Après la chute du mur de Berlin, la dimension économique et
financière de la mondialisation a pris le pas sur ses autres dimensions
(universalité des droits de l'homme, protection de l'environnement,
etc.). Les Etats tendent à se désengager, et à
étendre le champ des activités laissées au secteur
privé. Le Sommet de Johannesburg en a offert l'illustration : peu
d'initiatives intergouvernementales ont été
adoptées ; en revanche, les partenariats publics-privés ont
été fortement encouragés. Une initiative
franco-britannique sur l'eau a conclu à l'importance d'accorder aux
entreprises la possibilité de gérer la distribution d'eau. Une
initiative française sur la protection des forêts dans le bassin
du Congo envisage de donner aux entreprises la responsabilité d'assurer
la gestion durable des forêts, contre une rétribution
financée par l'aide publique au développement.
Cette tendance à confier aux entreprises des responsabilités de
protection de l'environnement peut inquiéter, dans la mesure où
c'est aux Etats qu'incombe normalement la responsabilité de
défendre l'intérêt général. Pour les
entreprises, l'environnement demeure une contrainte.
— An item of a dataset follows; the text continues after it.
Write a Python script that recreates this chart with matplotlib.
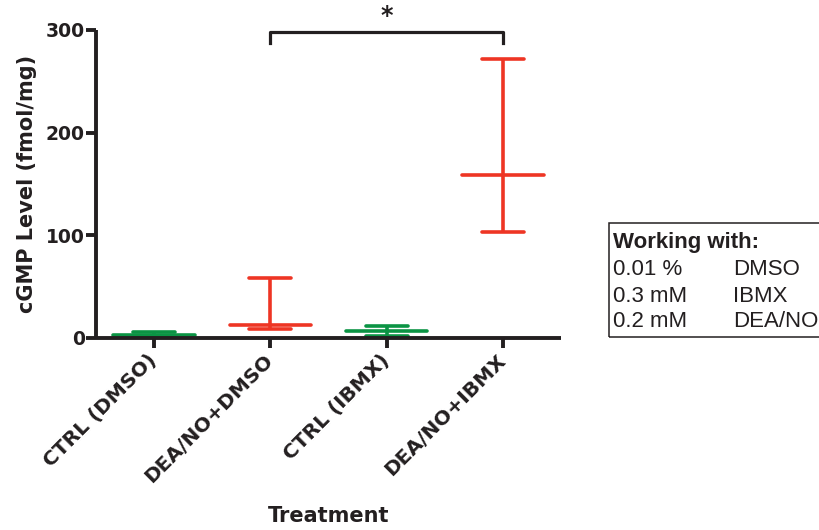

De plus l'organisation des
systèmes judiciaires sur une base nationale rend souvent difficile la
mise en cause de la responsabilité des firmes multinationales pour les
activités de leurs filiales à l'étranger, comme l'a
montré en Inde l'affaire de Bhopal.
Puis
M. Yannick Jadot
a relevé les faiblesses de la gouvernance
mondiale, que ce soit en matière de sécurité collective,
de prévention des crises financières, ou de négociation
commerciale internationale. Il a souligné que l'Organisation Mondiale du
Commerce était devenue un lieu de négociation de nombreux sujets
politiques, et s'est demandé si cette enceinte était le lieu
adéquat de définition de nos préférences
collectives au niveau international.
M. Serge Lepeltier, sénateur
, a alors souhaité savoir
quels étaient les liens entre Greenpeace et la mouvance
altermondialiste.
M. Yannick Jadot
a répondu que Greenpeace se battait depuis
trente ans pour une mondialisation de la protection de l'environnement, et
qu'il se rangeait, en ce sens, parmi les altermondialistes. Mais il a
noté la grande hétérogénéité du
mouvement altermondialiste, qui est encore très peu structuré.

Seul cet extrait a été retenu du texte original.